── Data section

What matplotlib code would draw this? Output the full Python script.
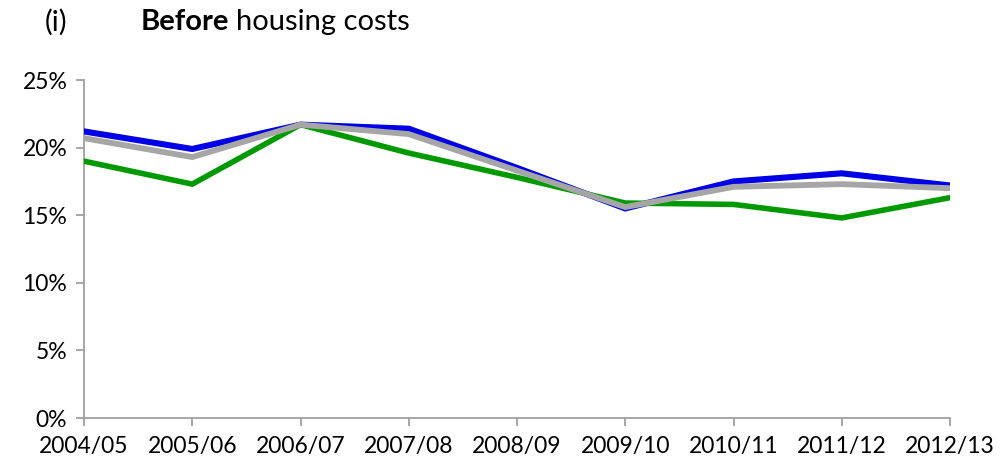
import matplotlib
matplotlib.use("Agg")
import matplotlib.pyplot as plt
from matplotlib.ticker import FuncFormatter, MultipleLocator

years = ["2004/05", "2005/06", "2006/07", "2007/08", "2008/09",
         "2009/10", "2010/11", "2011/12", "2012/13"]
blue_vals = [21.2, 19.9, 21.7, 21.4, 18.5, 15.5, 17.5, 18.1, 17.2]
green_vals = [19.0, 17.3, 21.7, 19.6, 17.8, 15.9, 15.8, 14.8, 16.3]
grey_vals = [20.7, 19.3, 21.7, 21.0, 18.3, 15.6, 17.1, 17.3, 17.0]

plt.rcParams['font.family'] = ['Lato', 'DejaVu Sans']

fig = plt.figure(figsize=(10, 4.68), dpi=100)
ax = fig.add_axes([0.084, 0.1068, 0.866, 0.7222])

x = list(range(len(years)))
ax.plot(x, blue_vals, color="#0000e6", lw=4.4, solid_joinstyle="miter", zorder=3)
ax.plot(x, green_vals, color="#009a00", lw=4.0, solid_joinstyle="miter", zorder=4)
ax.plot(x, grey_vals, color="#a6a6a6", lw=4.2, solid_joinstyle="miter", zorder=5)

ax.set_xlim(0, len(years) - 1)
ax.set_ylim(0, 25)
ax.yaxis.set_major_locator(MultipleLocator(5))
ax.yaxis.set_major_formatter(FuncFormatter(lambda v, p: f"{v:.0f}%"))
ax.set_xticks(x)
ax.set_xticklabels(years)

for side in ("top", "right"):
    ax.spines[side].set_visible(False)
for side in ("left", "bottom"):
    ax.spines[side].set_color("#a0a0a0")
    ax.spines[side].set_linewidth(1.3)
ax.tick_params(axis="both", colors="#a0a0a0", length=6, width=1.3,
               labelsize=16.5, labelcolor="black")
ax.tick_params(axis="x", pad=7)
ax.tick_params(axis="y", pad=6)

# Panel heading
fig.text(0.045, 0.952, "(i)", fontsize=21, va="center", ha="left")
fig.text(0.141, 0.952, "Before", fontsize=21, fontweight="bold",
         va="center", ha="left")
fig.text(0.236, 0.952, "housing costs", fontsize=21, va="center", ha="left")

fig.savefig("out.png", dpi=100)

────

Return every line in the listing that contains the word "matplotlib".

** Exercise response **
What matplotlib code would draw this? Output the full Python script.
import matplotlib
matplotlib.use("Agg")
import matplotlib.pyplot as plt
from matplotlib.ticker import FuncFormatter, MultipleLocator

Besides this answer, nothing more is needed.